I think this exchange is a lot like God and how His will intertwines with our lives while giving us free choice. There’s this beautiful, amazing opportunity and experience (His will, or in this case Chipotle) we can have, and most of us want whether that’s a conscious or subconscious decision. However, we have these preconceived ideas of what that should look like. At Chipotle, it’s certain meat to rice and condiment ratios, but in life it’s having our bank accounts at a certain level, having successful relationships, having a large amount of friends or acceptance from others.
At Chipotle I could be one of those customers that barks orders across at the people, telling them exactly what I want, and getting frustrated with them when the ratio isn’t right. I mean, I’m paying for it after all, it should be exactly as I envisioned it! But I don’t want to be that customer. In fact, I loathe people who are snots about things like that.
My Chipotle is usually too big to fit into a container. Don’t worry, I almost always split it into at least three meals, so we don’t need the gluttony police on my case. Like so many people, I could say “Yo, can I get more rice?”, or “Can you give me double meat?” etc…but I don’t even have to. We’re usually having such a great time interacting with one another that they literally pile it on there and hook me up just because they love me.
Most people order across the magic wall and just call over their ingredients, without thinking or interacting with the workers at all. They know what they want, and aren’t at all curious about the people behind the scenes making it happen. And you know what? They get their Chipotle. It’s delicious. They leave. What I’ve realized over the last few months is that as I go in, focused on bringing life and love to my second home, a beautiful exchange happens. I get more than I expected. I’ve had a wonderful experience. And it usually involves free guac.

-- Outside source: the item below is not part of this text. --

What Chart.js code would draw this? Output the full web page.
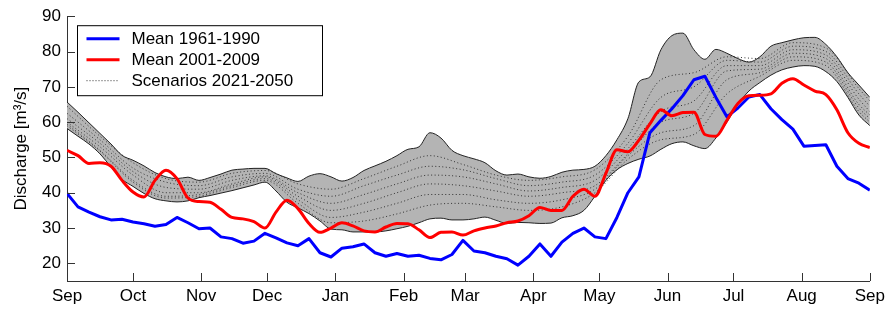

Now this isn’t a prosperity gospel type of message, because there have been so many times when there’s a line to china just to get to the front. There are times when there is a 20 minute wait for steak. But it’s still so good. I make a decision to choose to not let circumstances determine my response. Same goes with life, if we just go into things with a great attitude, and trust that regardless of our expectations things will still be wonderful, life seems to go a lot better and we get more of the goodness that HE wants to give us.